The Russian Federation under Boris Yeltsin wobbled through the 1990s. Privatization, corruption, and oligarchs hollowed the state, and Russia's global stature declined sharply. Then came Vladimir Putin, asserting stability, nationalism, and renewed global ambition. Under Putin, Russia reasserted its role in global politics, annexing Crimea in 2014, intervening in Syria, and clashing with the West through cyber tactics, propaganda, and diplomacy.
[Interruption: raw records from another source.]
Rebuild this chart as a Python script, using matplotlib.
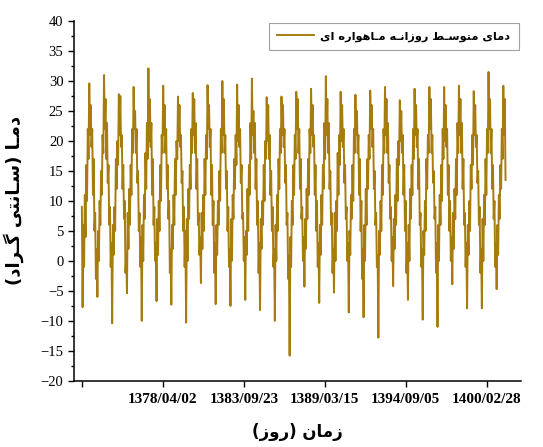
import numpy as np
import matplotlib
matplotlib.use("Agg")
import matplotlib.pyplot as plt
from matplotlib.ticker import MultipleLocator

# daily mean satellite temperature (~20 samples per year, start 1372/10/11)
t1994 = [9, -7.7, 6, -1, 11, 4, 16, 10, 22, 17, 29.6, 21, 26, 19, 22, 11, 17, 5, 8, -3]
t1995 = [2, -6.0, 5, 0, 10, 6, 15, 11, 21, 18, 31.0, 22, 27, 17, 23, 13, 16, 6, 9, -1]
t1996 = [3, -10.4, 6, 1, 9, 5, 17, 12, 20, 16, 27.8, 21, 27.5, 19, 21, 12, 16, 7, 10, -2]
t1997 = [1, -5.4, 8, 2, 12, 6, 16, 11, 22, 18, 29.0, 22, 25, 18, 22, 13, 15, 5, 8, -1]
t1998 = [4, -10.0, 6, 0, 11, 7, 18, 12, 23, 17, 32.1, 20, 27, 19, 23, 11, 17, 6, 9, 0]
t1999 = [3, -6.7, 7, 1, 10, 5, 16, 10, 21, 18, 29.2, 21, 26, 18, 22, 12, 16, 7, 10, -2]
t2000 = [2, -7.3, 6, 2, 11, 6, 17, 11, 20, 17, 27.4, 20, 26, 19, 21, 13, 15, 5, 9, -1]
t2001 = [5, -10.3, 7, 0, 12, 7, 16, 12, 22, 18, 28.0, 21, 27, 18, 23, 12, 17, 6, 8, 1]
t2002 = [4, -3.7, 8, 2, 11, 5, 17, 11, 21, 17, 29.3, 22, 26, 19, 22, 11, 16, 6, 10, -2]
t2003 = [3, -7.2, 6, 1, 10, 6, 15, 10, 22, 18, 30.0, 21, 27, 18, 21, 12, 15, 5, 9, -1]
t2004 = [2, -7.5, 7, 0, 11, 7, 17, 12, 21, 16, 29.4, 20, 26, 19, 22, 13, 16, 7, 8, 0]
t2005 = [4, -6.5, 5, 1, 12, 5, 16, 11, 23, 17, 30.4, 21, 25, 18, 23, 12, 17, 6, 10, -2]
t2006 = [3, -8.2, 7, 2, 10, 6, 16, 10, 20, 17, 27.3, 20, 26, 17, 21, 11, 15, 5, 9, -1]
t2007 = [2, -10.0, 6, 0, 11, 5, 17, 12, 22, 18, 27.4, 21, 26, 19, 22, 13, 16, 6, 8, -3]
t2008 = [1, -15.8, 4, -1, 10, 6, 16, 11, 21, 17, 28.2, 22, 27, 18, 22, 12, 17, 7, 9, 0]
t2009 = [4, -4.3, 7, 2, 12, 7, 17, 11, 22, 18, 28.7, 21, 26, 19, 21, 11, 16, 5, 10, -1]
t2010 = [3, -7.0, 6, 1, 11, 6, 16, 12, 23, 17, 30.8, 21, 27, 18, 23, 12, 15, 6, 8, -2]
t2011 = [2, -5.3, 8, 0, 10, 5, 18, 11, 21, 16, 28.2, 20, 26, 19, 22, 13, 16, 7, 9, 0]
t2012 = [3, -8.6, 5, 1, 11, 7, 16, 10, 22, 18, 27.7, 21, 25, 18, 21, 11, 17, 5, 10, -3]
t2013 = [2, -9.4, 6, 0, 12, 6, 17, 12, 21, 17, 28.4, 22, 26, 19, 22, 12, 15, 6, 8, -1]
t2014 = [1, -12.8, 5, 1, 10, 5, 16, 11, 22, 18, 29.0, 21, 27, 18, 23, 13, 16, 7, 9, 0]
t2015 = [4, -4.2, 7, 2, 11, 6, 17, 10, 20, 16, 26.8, 20, 25, 18, 21, 11, 16, 5, 10, -2]
t2016 = [3, -6.5, 6, 0, 12, 7, 16, 11, 22, 17, 28.7, 21, 26, 19, 22, 12, 17, 6, 8, -1]
t2017 = [2, -9.8, 5, 1, 10, 5, 17, 12, 21, 18, 29.0, 22, 27, 18, 21, 13, 15, 7, 9, -2]
t2018 = [3, -11.0, 6, 0, 11, 6, 16, 10, 22, 17, 29.0, 20, 26, 19, 22, 11, 16, 5, 10, 0]
t2019 = [4, -3.9, 8, 2, 12, 7, 17, 11, 23, 18, 29.2, 21, 27, 18, 23, 12, 17, 6, 8, -1]
t2020 = [3, -7.9, 6, 1, 10, 5, 16, 12, 21, 16, 28.3, 21, 26, 19, 21, 13, 15, 6, 9, -2]
t2021 = [2, -7.9, 7, 0, 11, 6, 17, 11, 22, 18, 31.5, 22, 27, 18, 22, 12, 16, 7, 10, -1]
t2022 = [3, -4.7, 6, 1, 11, 7, 16, 12, 22, 17, 29.2, 21, 27, 13.5]

tick_days = [0, 2000, 4000, 6000, 8000, 10000]
tick_labels = ['', '1378/04/02', '1383/09/23', '1389/03/15', '1394/09/05', '1400/02/28']

legend_text = 'دمای متوسـط روزانـه مـاهواره ای'
ylabel_text = 'دمـا (سـانتی گـراد)'
xlabel_text = 'زمان (روز)'

# matplotlib does no arabic shaping -> pick presentation forms by hand, then reverse
FORMS = {
    'ا': ('\uFE8D', '\uFE8E', None, None),
    'د': ('\uFEA9', '\uFEAA', None, None),
    'ر': ('\uFEAD', '\uFEAE', None, None),
    'ز': ('\uFEAF', '\uFEB0', None, None),
    'و': ('\uFEED', '\uFEEE', None, None),
    'ت': ('\uFE95', '\uFE96', '\uFE97', '\uFE98'),
    'س': ('\uFEB1', '\uFEB2', '\uFEB3', '\uFEB4'),
    'ط': ('\uFEC1', '\uFEC2', '\uFEC3', '\uFEC4'),
    'م': ('\uFEE1', '\uFEE2', '\uFEE3', '\uFEE4'),
    'ن': ('\uFEE5', '\uFEE6', '\uFEE7', '\uFEE8'),
    'ه': ('\uFEE9', '\uFEEA', '\uFEEB', '\uFEEC'),
    'ی': ('\uFBFC', '\uFBFD', '\uFBFE', '\uFBFF'),
    'گ': ('\uFB92', '\uFB93', '\uFB94', '\uFB95'),
}
TATWEEL = '\u0640'


def dual(c):
    return c == TATWEEL or (c in FORMS and FORMS[c][2] is not None)


def joins(c):
    return c == TATWEEL or c in FORMS


def fa(s):
    out = []
    for i, c in enumerate(s):
        if c not in FORMS:
            out.append(c)
            continue
        jp = i > 0 and dual(s[i - 1])
        jn = FORMS[c][2] is not None and i + 1 < len(s) and joins(s[i + 1])
        iso, fin, ini, med = FORMS[c]
        if jp and jn:
            out.append(med)
        elif jp:
            out.append(fin)
        elif jn:
            out.append(ini)
        else:
            out.append(iso)
    vis = ''.join(reversed(out))
    return vis.translate(str.maketrans('()', ')('))


temps = np.array(t1994 + t1995 + t1996 + t1997 + t1998 + t1999 + t2000 + t2001 + t2002 + t2003
                 + t2004 + t2005 + t2006 + t2007 + t2008 + t2009 + t2010 + t2011 + t2012 + t2013
                 + t2014 + t2015 + t2016 + t2017 + t2018 + t2019 + t2020 + t2021 + t2022)
days = np.arange(len(temps)) * 365.25 / 20

line_color = '#a67c0e'
fa_font = ['DejaVu Sans']

fig = plt.figure(figsize=(5.43, 4.47), dpi=100)
ax = fig.add_axes([0.136, 0.148, 0.823, 0.805])

ax.plot(days, temps, color=line_color, lw=1.4, label=fa(legend_text))

ax.set_xlim(-198, 10840)
ax.set_ylim(-20, 40)
ax.set_xticks(tick_days)
ax.set_xticklabels(tick_labels, fontfamily='Liberation Serif', fontweight='bold', fontsize=11)
ax.yaxis.set_major_locator(MultipleLocator(5))
ax.yaxis.set_minor_locator(MultipleLocator(2.5))
for lab in ax.get_yticklabels():
    lab.set_fontfamily('Liberation Serif')
    lab.set_fontsize(10.5)
ax.tick_params(axis='both', which='major', direction='out', length=4, width=1, color='black')
ax.tick_params(axis='y', which='minor', direction='out', length=2.5, width=1)
ax.tick_params(axis='x', pad=5)

for side in ['top', 'right']:
    ax.spines[side].set_visible(False)
for side in ['left', 'bottom']:
    ax.spines[side].set_linewidth(1.1)

ax.set_ylabel(fa(ylabel_text), family=fa_font, fontweight='bold', fontsize=13, labelpad=12)
ax.set_xlabel(fa(xlabel_text), family=fa_font, fontweight='bold', fontsize=12, labelpad=12)

leg = ax.legend(loc='upper right', bbox_to_anchor=(0.996, 0.995), borderaxespad=0,
                fancybox=False, edgecolor='#888888', handlelength=3.2, borderpad=0.75,
                handletextpad=0.6, prop={'family': fa_font, 'weight': 'bold', 'size': 8.2})
leg.get_frame().set_linewidth(0.8)

fig.savefig('out.png', dpi=100)
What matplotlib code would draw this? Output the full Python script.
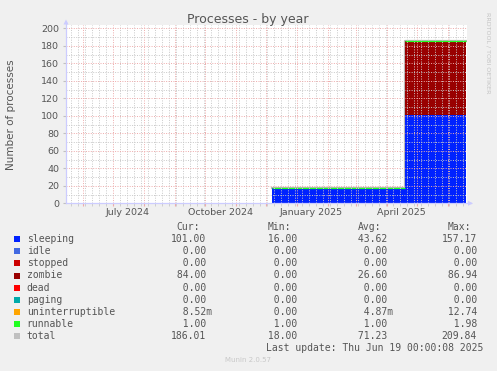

Today, Russia remains a land of paradox: tradition and transformation, repression and resilience, empire and reform. Its contributions to literature, ballet, space, science, and music are immense. From Tolstoy to Tchaikovsky, Dostoevsky to Gagarin, Molotov cocktails to the infamous Kalashnikovs (e.g AK47) and Tsar Bomba (the largest and most powerful nuclear weapon ever created and tested), Russia continues to cast long shadows across history and culture. Its vast landscapes, -- from Siberian taigas to the Volga River, from the Ural Mountains to the Caucasus -- mirror the vastness of its influence and identity. The Siberian Tiger, also know as the Amur Tiger, is also the largest tiger species in the world.

This is Russia, the Land of Ice, Empire, and Ideology.